For the past several months the likes of Alan Shearer, Alan Hansen, Harry Redknapp and the journalists in Lampard’s camp have all come out in support of keeping him at the club for another couple of years. After all, he’s been a terrific servant for the club, wears his heart on his sleeve, marshaled the middle of the pitch and is about to break the club’s scoring record. On top of that, he’s even banging them in for England against the Samba Boys, as everyone screams from the rooftops and redtops, ‘Roman- give him a new contract!’

Lampard, his agent and insiders have all come out and said that he wants nothing more than to see out his career at the club he loves and a two-year extension would be ideal. And we’re sure it would be. Listening to his camp, he can still do a job and change his style of playing to suit the team. Scholes and Giggs are doing it for Manchester United, so why can’t Lampard do it for Chelsea? That’s all he wants, right?

Yes, but it’s not as simple as that. Andre Villas-Boas was brought in to overhaul the team from top to bottom and cut loose the deadwood that the owner deemed was clogging up the changing room. The team had become, in his eyes, older, slower, more tired and in need of an urgent rejuvenation and makeover.

Abramovich wanted swashbuckling, fast, free-flowing football at The Bridge, which meant that the older players would be on their way out. That was the plan anyway, but Villas-Boas, under Abramovich’s instructions,  tried to cull the team too drastically and too quickly, leading to a club-wide mutiny. The fact is, AVB tried to do too much too soon and the players did their best to prove to the owner that they wouldn’t play for a manager who was roughly the same age as Lampard and Drogba.

When Abramovich finally put AVB out of his misery in March last year, he held a meeting with the players at the training ground and furiously told them that he held all of them personally responsible for the manager’s dismissal. The old guard- Lampard, Terry, Drogba, Malouda and Kalou- were seen as the main instigators of the dressing room revolt and Abramovich, who had personally chosen AVB as Chelsea’s new manager only to see his decision spectacularly rammed down his throat in such a public manner, would not let that slight go unanswered. Paradoxically the fact that the same group of players then went on to become Champions of Europe went against them because if showed that they had indeed played well below their capabilities under AVB. Abramovich was not going to let this go.

One by one the main suspects have been slowly shipped out. Don’t forget, Drogba is the same age as Lampard, in better physical shape and scored the goal that secured the Champions League trophy for Abramovich in May, but at this level of sport sentimentality doesn’t mean a thing and he was soon gone. The Lampard Conundrum, and that is what it is, becomes a lot clearer when we take the view that it is not a footballing decision; it’s personal.

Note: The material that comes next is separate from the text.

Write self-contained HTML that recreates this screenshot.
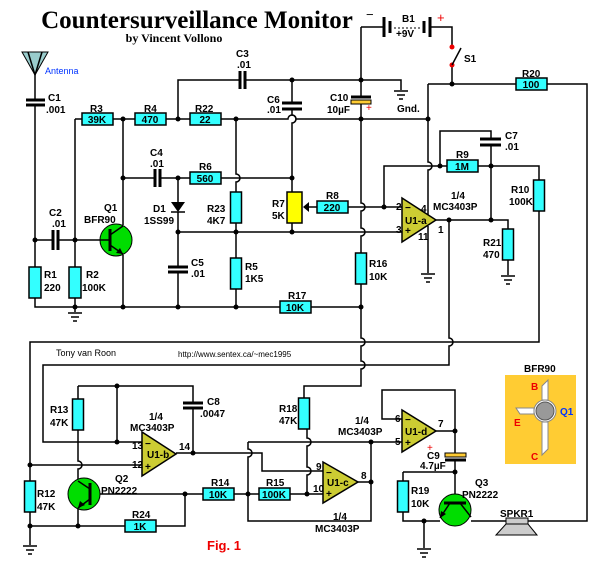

It comes down to who’s really in charge at Stamford Bridge. Because no matter what players achieve in their time at a club, they are just employees. Abramovich has let the Old Guard influence too many things in the past, but on this occasion he drew a line in the sand. Lampard could score enough goals to help win the title, but regardless of what happens, his days at The Bridge look well and truly numbered.